There were a few gaps in the seating as the lights went down and (probably patronisingly) I did feel a little sorry for those that had swallowed their disappointment and come to the play for the good of their immortal soul, or something, especially as some of the early scenes felt incredibly static when the stage was full of people. I realise that there are a lot of long speeches where everyone on stage has to pay attention to the speaker without fidgeting but something made me aware of just how still they all were. It may have been that the audience didn’t react, at all, until the farewell scene between Polonius, Laertes and Ophelia. This is a minor quibble because the play warmed up quite quickly after that and any silence from the audience felt more like wrapt attention than bewilderment.
The most disappointing thing about the play was that I didn’t find myself missing David Tennant in the slightest. I’ll not use any fancy words about Edward Bennett’s performance other than that I believed it and he seemed to fit the role well. Some masochistic part of me probably wanted some traces of a David Tennant-shaped hole in the production but I couldn’t spot one. There were one or two things I didn’t like: The duel at the end was a little chaotic and unpractised and Edward Bennett left out about four lines from the “To Be or not..” soliloquy which would have been an unlikely cut even if no one cares about making quietus with a bare bodkin these days.

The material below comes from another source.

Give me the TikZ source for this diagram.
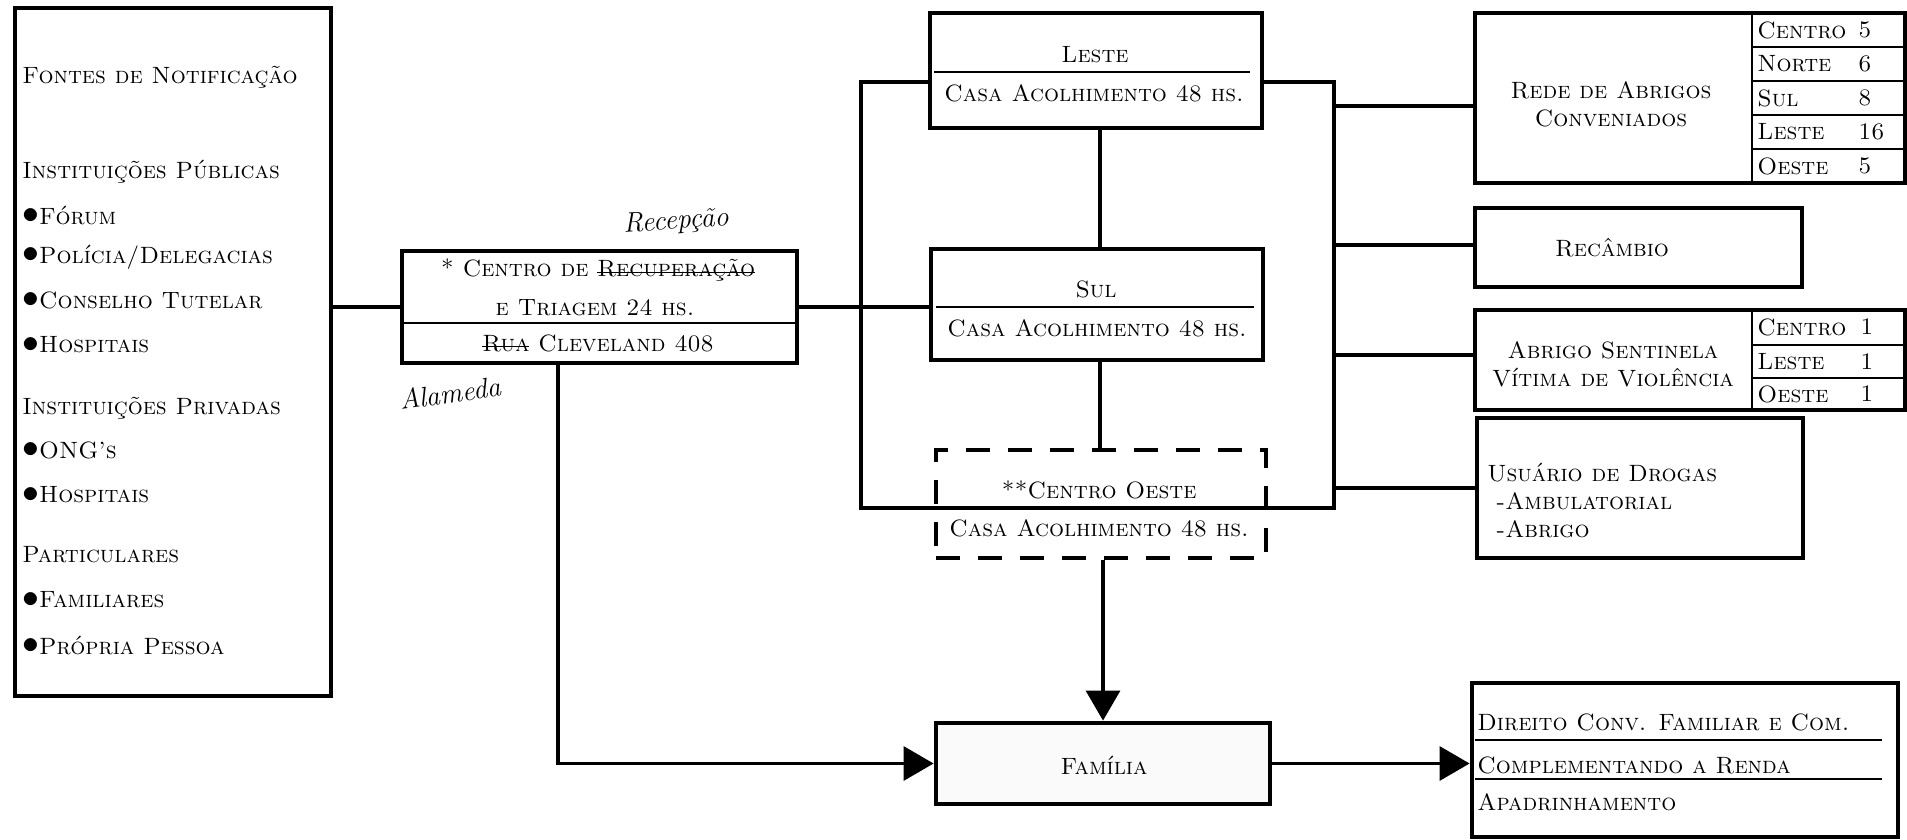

The production re-ordered some of the scenes and I thought it made the story hang together quite well. One problem with the swapping around of scenes was that it was a long two hours until the interval and I was certainly beginning to flag as it approached. Something I noticed strongly this time was the sheer stupidity of the scene where Osric delivers the news of the wager, setting up the fencing match/duel. I think it has always bothered me a bit – the way that Osric seems oblivious to the passions that have ripped through the court, introducing Laertes as if he is a visiting celebrity rather than the man who tried to storm the palace just days earlier and has recently had a fight in a grave with Hamlet.
It was good to see the likes of Patrick Stewart, Penny Downey and Mark (I’m sure it’s him in the “Water in Majorca” Heineken TV ad) Hadfield doing their stuff, as well as the underused John Woodvine.